Problem 24.27 ⭐⭐⭐ Research problem: The deuterium abundance in the local bubble.

Recent measurements suggest that the D/H ratio varies significantly within the local interstellar medium, from $\sim 0.5 \times 10^{-5}$ to $\sim 2.2 \times 10^{-5}$, even over relatively short distances. Research this topic and answer:

(a) What physical mechanism can produce local variations in D/H without invoking different amounts of stellar processing?

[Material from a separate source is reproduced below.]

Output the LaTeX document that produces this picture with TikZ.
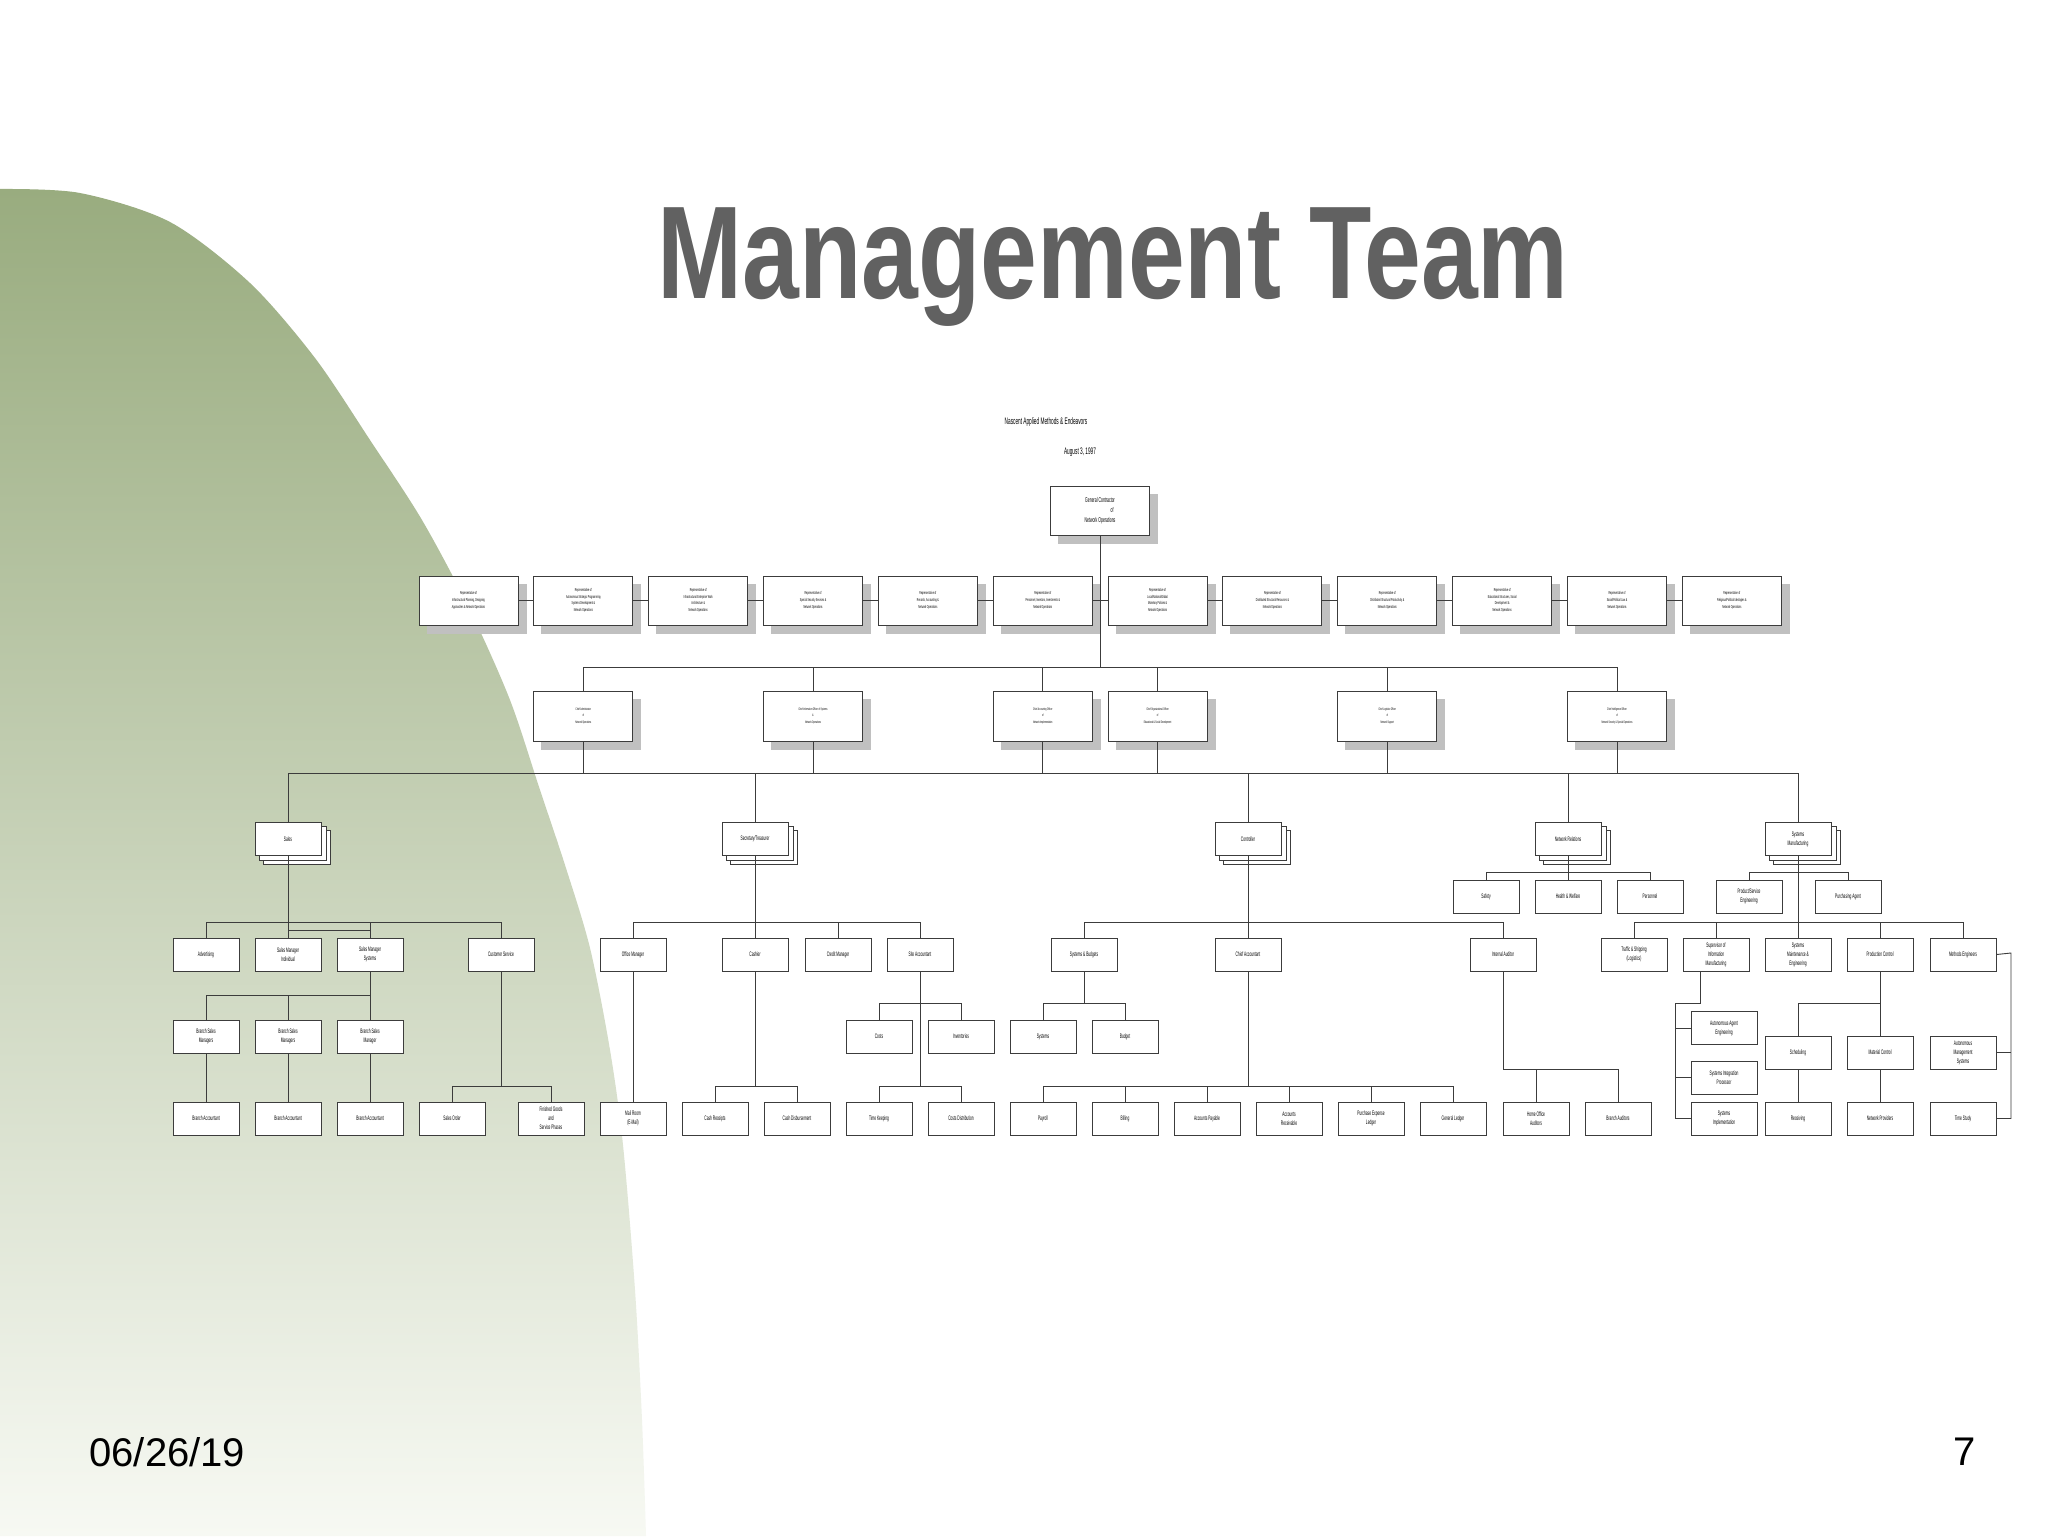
\documentclass[tikz,border=0pt]{standalone}
\usepackage{fontspec}
\setmainfont{Liberation Sans}
\newfontfamily\narrowf[FakeStretch=0.5]{Liberation Sans}
\newfontfamily\titlef[FakeStretch=0.773]{Liberation Sans}
\usetikzlibrary{calc}
\pgfdeclarelayer{bgl}\pgfdeclarelayer{shl}\pgfdeclarelayer{lnl}
\pgfsetlayers{bgl,shl,lnl,main}
\definecolor{shadowgray}{HTML}{C0C0C0}
\definecolor{titlegray}{HTML}{616161}
\definecolor{gtop}{HTML}{99AC7F}
\definecolor{gmid}{HTML}{C8D1B6}
\definecolor{gbot}{HTML}{F7F9F3}
\definecolor{edge}{HTML}{3C3C3C}
\tikzset{
  box/.style={draw=edge, fill=white, line width=0.5pt, inner sep=0pt, align=center},
  small/.style={box, minimum width=33pt, minimum height=16.5pt, font=\narrowf\fontsize{3.25}{4.5}\selectfont},
  rep/.style={box, minimum width=49.5pt, minimum height=24.5pt, font=\narrowf\fontsize{2.15}{3.35}\selectfont},
  chief/.style={box, minimum width=49.5pt, minimum height=25pt, font=\narrowf\fontsize{1.8}{3.25}\selectfont},
  stk/.style={draw=edge, fill=white, line width=0.5pt},
  conn/.style={draw=edge, line width=0.45pt},
}
\begin{document}
\begin{tikzpicture}[x=0.5pt,y=-0.5pt]
\useasboundingbox (0,0) rectangle (2048,1536);
\begin{pgfonlayer}{bgl}
 \fill[white] (0,0) rectangle (2048,1536);
 \shade[top color=gtop, middle color=gmid, bottom color=gbot]
   plot[smooth] coordinates {(0,189) (80,193) (170,222) (250,283) (315,358) (370,440) (422,520) (470,610) (510,700) (540,790) (565,865) (590,948) (610,1050) (623,1145) (635,1290) (642,1420) (646,1536)}
   -- (0,1536) -- cycle;
\end{pgfonlayer}

% title and footer
\node[anchor=base, font=\titlef\bfseries\fontsize{66}{70}\selectfont, text=titlegray, inner sep=0pt] (title) at (1113,298) {Management Team};
\node[anchor=west, font=\fontsize{20}{24}\selectfont, inner sep=0pt] (date) at (89,1452) {06/26/19};
\node[font=\fontsize{20}{24}\selectfont, inner sep=0pt] (pg) at (1965,1452) {7};

% header
\node[font=\narrowf\fontsize{4.75}{6}\selectfont, inner sep=0pt] (hdr) at (1046,422) {Nascent Applied Methods \& Endeavors};
\node[font=\narrowf\fontsize{4.75}{6}\selectfont, inner sep=0pt] (hdate) at (1080,452) {August 3, 1997};

\node[rep, font=\narrowf\fontsize{3.5}{5}\selectfont] (gc) at (1100,510.5) {General Contractor\\ \hspace*{12pt}of\\Network Operations};

% representatives
\node[rep] (r1) at (468.5,600.5) {Representative of\\Infrastructural Planning, Designing\\Approaches \& Network Operations};
\node[rep] (r2) at (583.35,600.5) {Representative of\\Autonomous Strategic Programming\\Systems Development \&\\Network Operations};
\node[rep] (r3) at (698.2,600.5) {Representative of\\Infrastructural Enterprise Work\\Architecture \&\\Network Operations};
\node[rep] (r4) at (813.05,600.5) {Representative of\\Special Security Services \&\\Network Operations};
\node[rep] (r5) at (927.9,600.5) {Representative of\\Records, Accounting \&\\Network Operations};
\node[rep] (r6) at (1042.75,600.5) {Representative of\\Personnel, Investors, Investments \&\\Network Operations};
\node[rep] (r7) at (1157.6,600.5) {Representative of\\Local/National/Global\\Monetary Policies \&\\Network Operations};
\node[rep] (r8) at (1272.45,600.5) {Representative of\\Distributed Structural Resources \&\\Network Operations};
\node[rep] (r9) at (1387.3,600.5) {Representative of\\Distributed Structural Productivity \&\\Network Operations};
\node[rep] (r10) at (1502.15,600.5) {Representative of\\Educational Structures, Social\\Development \&\\Network Operations};
\node[rep] (r11) at (1617,600.5) {Representative of\\Social/Political Law \&\\Network Operations};
\node[rep] (r12) at (1731.85,600.5) {Representative of\\Religious/Political Ideologies \&\\Network Operations};

% chiefs
\node[chief] (c1) at (583.35,716) {Chief Administrator\\of\\Network Operations};
\node[chief] (c2) at (813.05,716) {Chief Information Officer of Systems\\\&\\Network Operations};
\node[chief] (c3) at (1042.75,716) {Chief Accounting Officer\\of\\Network Implementation};
\node[chief] (c4) at (1157.6,716) {Chief Organizational Officer\\of\\Educational \& Social Development};
\node[chief] (c5) at (1387.3,716) {Chief Logistics Officer\\of\\Network Support};
\node[chief] (c6) at (1617,716) {Chief Intelligence Officer\\of\\Network Security \& Special Operations};

% level 3
\node[small] (sales) at (288,839) {Sales};
\node[small] (sec) at (755,839) {Secretary/Treasurer};
\node[small] (ctrl) at (1248,839) {Controller};
\node[small] (netrel) at (1568,839) {Network Relations};
\node[small] (sysmfg) at (1798,839) {Systems\\Manufacturing};

\node[small] (safety) at (1486,896.5) {Safety};
\node[small] (hw) at (1568,896.5) {Health \& Welfare};
\node[small] (pers) at (1650,896.5) {Personnel};
\node[small] (pse) at (1749,896.5) {Product/Service\\Engineering};
\node[small] (pa) at (1848,896.5) {Purchasing Agent};

% level 4
\node[small] (adv) at (206,954.5) {Advertising};
\node[small] (smi) at (288,954.5) {Sales Manager\\Individual};
\node[small] (sms) at (370,954.5) {Sales Manager\\Systems};
\node[small] (cs) at (501,954.5) {Customer Service};
\node[small] (om) at (633,954.5) {Office Manager};
\node[small] (cash) at (755,954.5) {Cashier};
\node[small] (cm) at (838,954.5) {Credit Manager};
\node[small] (sa) at (920,954.5) {Site Accountant};
\node[small] (sb) at (1084,954.5) {Systems \& Budgets};
\node[small] (cacc) at (1248,954.5) {Chief Accountant};
\node[small] (ia) at (1503,954.5) {Internal Auditor};
\node[small] (ts) at (1634,954.5) {Traffic \& Shipping\\(Logistics)};
\node[small] (sup) at (1716,954.5) {Supervisor of\\Information\\Manufacturing};
\node[small] (smeng) at (1798,954.5) {Systems\\Maintenance \&\\Engineering};
\node[small] (pc) at (1880,954.5) {Production Control};
\node[small] (me) at (1963,954.5) {Methods Engineers};

% level 5
\node[small] (bsm1) at (206,1036.5) {Branch Sales\\Managers};
\node[small] (bsm2) at (288,1036.5) {Branch Sales\\Managers};
\node[small] (bsm3) at (370,1036.5) {Branch Sales\\Manager};
\node[small] (costs) at (879,1036.5) {Costs};
\node[small] (inv) at (961,1036.5) {Inventories};
\node[small] (sys) at (1043,1036.5) {Systems};
\node[small] (bud) at (1125,1036.5) {Budget};
\node[small] (aae) at (1724,1028) {Autonomous Agent\\Engineering};
\node[small] (sip) at (1724,1077.5) {Systems Integration\\Processor};
\node[small] (sched) at (1798,1052.5) {Scheduling};
\node[small] (mc) at (1880,1052.5) {Material Control};
\node[small] (ams) at (1963,1052.5) {Autonomous\\Management\\Systems};

% bottom row
\node[small] (ba1) at (206,1118.5) {Branch Accountant};
\node[small] (ba2) at (288,1118.5) {Branch Accountant};
\node[small] (ba3) at (370,1118.5) {Branch Accountant};
\node[small] (so) at (452,1118.5) {Sales Order};
\node[small] (fg) at (551,1118.5) {Finished Goods\\and\\Service Phases};
\node[small] (mail) at (633,1118.5) {Mail Room\\(E-Mail)};
\node[small] (crc) at (715,1118.5) {Cash Receipts};
\node[small] (cdis) at (797,1118.5) {Cash Disbursement};
\node[small] (tk) at (879,1118.5) {Time Keeping};
\node[small] (cdst) at (961,1118.5) {Costs Distribution};
\node[small] (pay) at (1043,1118.5) {Payroll};
\node[small] (bill) at (1125,1118.5) {Billing};
\node[small] (ap) at (1207,1118.5) {Accounts Payable};
\node[small] (ar) at (1289,1118.5) {Accounts\\Receivable};
\node[small] (pel) at (1371,1118.5) {Purchase Expense\\Ledger};
\node[small] (gl) at (1453,1118.5) {General Ledger};
\node[small] (hoa) at (1536,1118.5) {Home Office\\Auditors};
\node[small] (bra) at (1618,1118.5) {Branch Auditors};
\node[small] (si) at (1724,1118.5) {Systems\\Implementation};
\node[small] (recv) at (1798,1118.5) {Receiving};
\node[small] (np) at (1880,1118.5) {Network Providers};
\node[small] (tst) at (1963,1118.5) {Time Study};

% shadows and stacks
\begin{pgfonlayer}{shl}
 \foreach \n in {gc,r1,r2,r3,r4,r5,r6,r7,r8,r9,r10,r11,r12,c1,c2,c3,c4,c5,c6}
   \fill[shadowgray] ([shift={(8,8)}]\n.north west) rectangle ([shift={(8,8)}]\n.south east);
 \foreach \n in {sales,sec,ctrl,netrel,sysmfg}{
   \draw[stk] ([shift={(9,8)}]\n.north west) rectangle ([shift={(9,8)}]\n.south east);
   \draw[stk] ([shift={(4.5,4)}]\n.north west) rectangle ([shift={(4.5,4)}]\n.south east);
 }
\end{pgfonlayer}

% connectors
\begin{pgfonlayer}{lnl}
 \coordinate (yb1) at (0,667);
 \coordinate (yb2) at (0,773);
 \coordinate (yb3) at (0,872);
 \coordinate (yb4) at (0,922);
 \coordinate (yb4j) at (0,930);
 \coordinate (yb5) at (0,995);
 \coordinate (yb5b) at (0,1003);
 \coordinate (yb6a) at (0,1069);
 \coordinate (yb6) at (0,1086);
 \coordinate (supd) at (1700,971);
 \coordinate (sbk) at (1675,1003);
 \coordinate (mbk) at (2011,953);

 \draw[conn] (r1.center) -- (r12.center);
 \draw[conn] (gc.south) -- (gc.south |- yb1);
 \draw[conn] (c1.north |- yb1) -- (c6.north |- yb1);
 \foreach \n in {c1,c2,c3,c4,c5,c6}{
   \draw[conn] (\n.north) -- (\n.north |- yb1);
   \draw[conn] (\n.south) -- (\n.south |- yb2);
 }
 \draw[conn] (sales.north |- yb2) -- (sysmfg.north |- yb2);
 \foreach \n in {sales,sec,ctrl,netrel,sysmfg}
   \draw[conn] (\n.north) -- (\n.north |- yb2);

 % network relations / systems manufacturing
 \draw[conn] (netrel.south) -- (hw.north);
 \draw[conn] (safety.north |- yb3) -- (pers.north |- yb3);
 \foreach \n in {safety,pers} \draw[conn] (\n.north) -- (\n.north |- yb3);
 \draw[conn] (sysmfg.south) -- (smeng.north);
 \draw[conn] (pse.north |- yb3) -- (pa.north |- yb3);
 \foreach \n in {pse,pa} \draw[conn] (\n.north) -- (\n.north |- yb3);

 % level 4 buses
 \draw[conn] (sales.south) -- (smi.north);
 \draw[conn] (adv.north |- yb4) -- (cs.north |- yb4);
 \foreach \n in {adv,sms,cs} \draw[conn] (\n.north) -- (\n.north |- yb4);
 \draw[conn] (smi.north |- yb4j) -- (sms.north |- yb4j);
 \draw[conn] (sec.south) -- (cash.north);
 \draw[conn] (om.north |- yb4) -- (sa.north |- yb4);
 \foreach \n in {om,cm,sa} \draw[conn] (\n.north) -- (\n.north |- yb4);
 \draw[conn] (ctrl.south) -- (cacc.north);
 \draw[conn] (sb.north |- yb4) -- (ia.north |- yb4);
 \foreach \n in {sb,ia} \draw[conn] (\n.north) -- (\n.north |- yb4);
 \draw[conn] (ts.north |- yb4) -- (me.north |- yb4);
 \foreach \n in {ts,sup,pc,me} \draw[conn] (\n.north) -- (\n.north |- yb4);

 % sales subtree
 \draw[conn] (sms.south) -- (bsm3.north);
 \draw[conn] (bsm1.north |- yb5) -- (bsm3.north |- yb5);
 \foreach \n in {bsm1,bsm2} \draw[conn] (\n.north) -- (\n.north |- yb5);
 \draw[conn] (bsm1.south) -- (ba1.north);
 \draw[conn] (bsm2.south) -- (ba2.north);
 \draw[conn] (bsm3.south) -- (ba3.north);
 \draw[conn] (cs.south) -- (cs.south |- yb6);
 \draw[conn] (so.north |- yb6) -- (fg.north |- yb6);
 \foreach \n in {so,fg} \draw[conn] (\n.north) -- (\n.north |- yb6);

 % secretary subtree
 \draw[conn] (om.south) -- (mail.north);
 \draw[conn] (cash.south) -- (cash.south |- yb6);
 \draw[conn] (crc.north |- yb6) -- (cdis.north |- yb6);
 \foreach \n in {crc,cdis} \draw[conn] (\n.north) -- (\n.north |- yb6);
 \draw[conn] (sa.south) -- (sa.south |- yb6);
 \draw[conn] (costs.north |- yb5b) -- (inv.north |- yb5b);
 \foreach \n in {costs,inv} \draw[conn] (\n.north) -- (\n.north |- yb5b);
 \draw[conn] (tk.north |- yb6) -- (cdst.north |- yb6);
 \foreach \n in {tk,cdst} \draw[conn] (\n.north) -- (\n.north |- yb6);

 % controller subtree
 \draw[conn] (sb.south) -- (sb.south |- yb5b);
 \draw[conn] (sys.north |- yb5b) -- (bud.north |- yb5b);
 \foreach \n in {sys,bud} \draw[conn] (\n.north) -- (\n.north |- yb5b);
 \draw[conn] (cacc.south) -- (cacc.south |- yb6);
 \draw[conn] (pay.north |- yb6) -- (gl.north |- yb6);
 \foreach \n in {pay,bill,ap,ar,pel,gl} \draw[conn] (\n.north) -- (\n.north |- yb6);
 \draw[conn] (ia.south) -- (ia.south |- yb6a) -- (bra.north |- yb6a) -- (bra.north);
 \draw[conn] (hoa.north) -- (hoa.north |- yb6a);

 % systems manufacturing subtree
 \draw[conn] (supd) |- (sbk) -- (sbk |- si.west) -- (si.west);
 \draw[conn] (aae.west) -- (aae.west -| sbk);
 \draw[conn] (sip.west) -- (sip.west -| sbk);
 \draw[conn] (pc.south) -- (mc.north);
 \draw[conn] (sched.north |- yb5b) -- (pc.south |- yb5b);
 \draw[conn] (sched.north) -- (sched.north |- yb5b);
 \draw[conn] (sched.south) -- (recv.north);
 \draw[conn] (mc.south) -- (np.north);
 \draw[conn] (me.east) -- (mbk) |- (tst.east);
 \draw[conn] (ams.east) -- (ams.east -| mbk);
\end{pgfonlayer}
\end{tikzpicture}
\end{document}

(b) How does deuterium depletion onto dust grains affect the gas-phase D/H measurement?

(c) What does the highest local D/H value ($\sim 2.2 \times 10^{-5}$) tell us about the primordial value?


Problem 24.28 ⭐⭐⭐ Research problem: ${}^6\text{Li}$ in metal-poor stars.

Some observers have claimed detections of ${}^6\text{Li}$ (in addition to ${}^7\text{Li}$) in metal-poor halo stars at levels ${}^6\text{Li}/{}^7\text{Li} \sim 0.05$ — far above the BBN prediction of ${}^6\text{Li}/\text{H} \sim 10^{-14}$.

(a) Research the observational status of this claim. Is it confirmed?

(b) What astrophysical processes could produce ${}^6\text{Li}$ (cosmic-ray spallation)?

(c) If the ${}^6\text{Li}$ detection were real and primordial, what would it imply about new physics during BBN?